Recorded data:

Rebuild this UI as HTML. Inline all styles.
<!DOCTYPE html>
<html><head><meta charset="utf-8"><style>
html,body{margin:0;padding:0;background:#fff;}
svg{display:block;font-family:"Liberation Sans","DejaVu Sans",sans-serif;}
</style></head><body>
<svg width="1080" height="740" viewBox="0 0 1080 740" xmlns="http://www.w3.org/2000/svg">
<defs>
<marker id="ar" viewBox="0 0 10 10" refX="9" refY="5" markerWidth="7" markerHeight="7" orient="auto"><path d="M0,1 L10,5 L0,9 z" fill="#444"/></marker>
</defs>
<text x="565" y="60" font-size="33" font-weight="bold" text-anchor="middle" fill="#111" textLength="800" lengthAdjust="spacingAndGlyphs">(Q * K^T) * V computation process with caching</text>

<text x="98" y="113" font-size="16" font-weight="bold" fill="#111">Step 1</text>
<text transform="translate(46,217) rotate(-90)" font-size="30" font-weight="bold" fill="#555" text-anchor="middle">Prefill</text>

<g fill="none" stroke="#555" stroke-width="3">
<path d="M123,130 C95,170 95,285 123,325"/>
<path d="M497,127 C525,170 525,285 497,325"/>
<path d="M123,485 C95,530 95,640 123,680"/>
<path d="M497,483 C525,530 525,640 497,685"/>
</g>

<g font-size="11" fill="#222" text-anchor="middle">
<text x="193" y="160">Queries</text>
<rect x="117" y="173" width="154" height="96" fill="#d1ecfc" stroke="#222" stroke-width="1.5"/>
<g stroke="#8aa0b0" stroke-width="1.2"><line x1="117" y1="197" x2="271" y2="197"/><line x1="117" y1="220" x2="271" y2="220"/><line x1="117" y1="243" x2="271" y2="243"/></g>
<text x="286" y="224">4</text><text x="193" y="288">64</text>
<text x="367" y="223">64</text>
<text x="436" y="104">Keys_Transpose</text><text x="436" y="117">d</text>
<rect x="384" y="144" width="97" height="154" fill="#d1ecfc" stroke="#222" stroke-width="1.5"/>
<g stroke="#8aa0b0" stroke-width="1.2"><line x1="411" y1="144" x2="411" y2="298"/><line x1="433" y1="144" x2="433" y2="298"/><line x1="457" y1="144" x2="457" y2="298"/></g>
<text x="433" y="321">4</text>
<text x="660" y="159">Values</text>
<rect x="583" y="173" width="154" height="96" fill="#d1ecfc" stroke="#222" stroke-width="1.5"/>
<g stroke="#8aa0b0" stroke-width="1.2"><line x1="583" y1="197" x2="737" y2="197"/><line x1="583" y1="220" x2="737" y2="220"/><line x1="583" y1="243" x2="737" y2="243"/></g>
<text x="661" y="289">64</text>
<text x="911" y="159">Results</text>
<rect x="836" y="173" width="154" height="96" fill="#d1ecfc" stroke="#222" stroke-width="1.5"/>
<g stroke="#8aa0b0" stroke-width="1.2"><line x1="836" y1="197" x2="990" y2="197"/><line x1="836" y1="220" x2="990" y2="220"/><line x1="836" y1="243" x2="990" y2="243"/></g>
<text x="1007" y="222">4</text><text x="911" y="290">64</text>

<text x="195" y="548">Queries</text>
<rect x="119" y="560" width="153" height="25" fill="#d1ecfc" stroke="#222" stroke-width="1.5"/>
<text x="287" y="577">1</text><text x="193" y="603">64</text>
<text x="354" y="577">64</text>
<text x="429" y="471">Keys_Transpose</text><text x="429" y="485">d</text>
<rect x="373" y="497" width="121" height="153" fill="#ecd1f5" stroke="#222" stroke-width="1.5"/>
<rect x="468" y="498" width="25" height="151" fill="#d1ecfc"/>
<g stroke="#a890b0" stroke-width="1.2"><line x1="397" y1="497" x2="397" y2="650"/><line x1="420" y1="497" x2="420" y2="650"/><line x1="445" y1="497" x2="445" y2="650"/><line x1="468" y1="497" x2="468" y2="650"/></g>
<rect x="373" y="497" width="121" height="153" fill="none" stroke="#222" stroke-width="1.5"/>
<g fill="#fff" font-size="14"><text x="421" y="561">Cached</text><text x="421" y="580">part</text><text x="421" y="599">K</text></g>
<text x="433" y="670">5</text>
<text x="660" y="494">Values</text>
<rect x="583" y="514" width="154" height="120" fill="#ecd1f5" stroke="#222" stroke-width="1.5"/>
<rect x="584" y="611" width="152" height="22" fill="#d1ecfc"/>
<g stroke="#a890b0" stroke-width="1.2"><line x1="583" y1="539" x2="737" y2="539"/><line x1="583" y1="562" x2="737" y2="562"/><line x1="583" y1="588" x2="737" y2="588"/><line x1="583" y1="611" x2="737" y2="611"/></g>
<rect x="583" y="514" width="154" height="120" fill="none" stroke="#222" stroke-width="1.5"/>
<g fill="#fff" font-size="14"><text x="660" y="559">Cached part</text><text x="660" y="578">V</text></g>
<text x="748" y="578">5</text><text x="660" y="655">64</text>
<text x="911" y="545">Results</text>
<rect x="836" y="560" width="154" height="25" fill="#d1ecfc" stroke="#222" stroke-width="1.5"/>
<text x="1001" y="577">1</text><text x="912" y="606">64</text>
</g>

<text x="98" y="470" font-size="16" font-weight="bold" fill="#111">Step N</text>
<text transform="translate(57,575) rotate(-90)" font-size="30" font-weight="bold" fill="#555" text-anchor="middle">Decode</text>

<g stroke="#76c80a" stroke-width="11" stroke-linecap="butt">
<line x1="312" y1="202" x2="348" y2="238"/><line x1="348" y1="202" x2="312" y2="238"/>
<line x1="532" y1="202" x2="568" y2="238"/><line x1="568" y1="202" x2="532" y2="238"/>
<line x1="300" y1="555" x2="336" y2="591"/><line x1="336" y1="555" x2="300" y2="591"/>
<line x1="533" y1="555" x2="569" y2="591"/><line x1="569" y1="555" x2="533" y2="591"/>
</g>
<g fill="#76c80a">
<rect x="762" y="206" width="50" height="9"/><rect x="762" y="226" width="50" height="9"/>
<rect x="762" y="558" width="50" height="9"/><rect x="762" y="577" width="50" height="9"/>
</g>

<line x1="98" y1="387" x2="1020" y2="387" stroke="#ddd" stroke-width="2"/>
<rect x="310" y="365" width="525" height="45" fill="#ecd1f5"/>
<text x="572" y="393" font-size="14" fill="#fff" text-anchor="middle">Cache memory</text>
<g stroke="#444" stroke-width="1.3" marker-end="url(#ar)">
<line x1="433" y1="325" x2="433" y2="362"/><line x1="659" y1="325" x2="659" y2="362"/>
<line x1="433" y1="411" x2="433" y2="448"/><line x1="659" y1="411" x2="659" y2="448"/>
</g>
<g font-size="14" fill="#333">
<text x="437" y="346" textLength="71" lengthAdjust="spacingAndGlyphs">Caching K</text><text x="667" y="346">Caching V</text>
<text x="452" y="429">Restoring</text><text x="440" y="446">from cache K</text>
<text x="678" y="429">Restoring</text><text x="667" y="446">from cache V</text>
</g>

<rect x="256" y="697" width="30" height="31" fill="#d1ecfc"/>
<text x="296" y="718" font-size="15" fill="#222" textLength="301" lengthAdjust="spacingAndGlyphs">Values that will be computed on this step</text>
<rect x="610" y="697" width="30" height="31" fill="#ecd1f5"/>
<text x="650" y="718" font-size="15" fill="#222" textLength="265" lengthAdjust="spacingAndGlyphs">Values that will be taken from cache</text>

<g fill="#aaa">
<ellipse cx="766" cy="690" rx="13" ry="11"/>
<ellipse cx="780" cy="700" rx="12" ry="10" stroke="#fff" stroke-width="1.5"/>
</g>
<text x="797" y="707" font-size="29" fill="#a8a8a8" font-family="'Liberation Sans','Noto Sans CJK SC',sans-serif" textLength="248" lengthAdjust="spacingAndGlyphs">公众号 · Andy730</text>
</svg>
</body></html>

Given problem:
Of the lines in the material above, state how many contain the string "this"; give no other text.

Exercise output:
2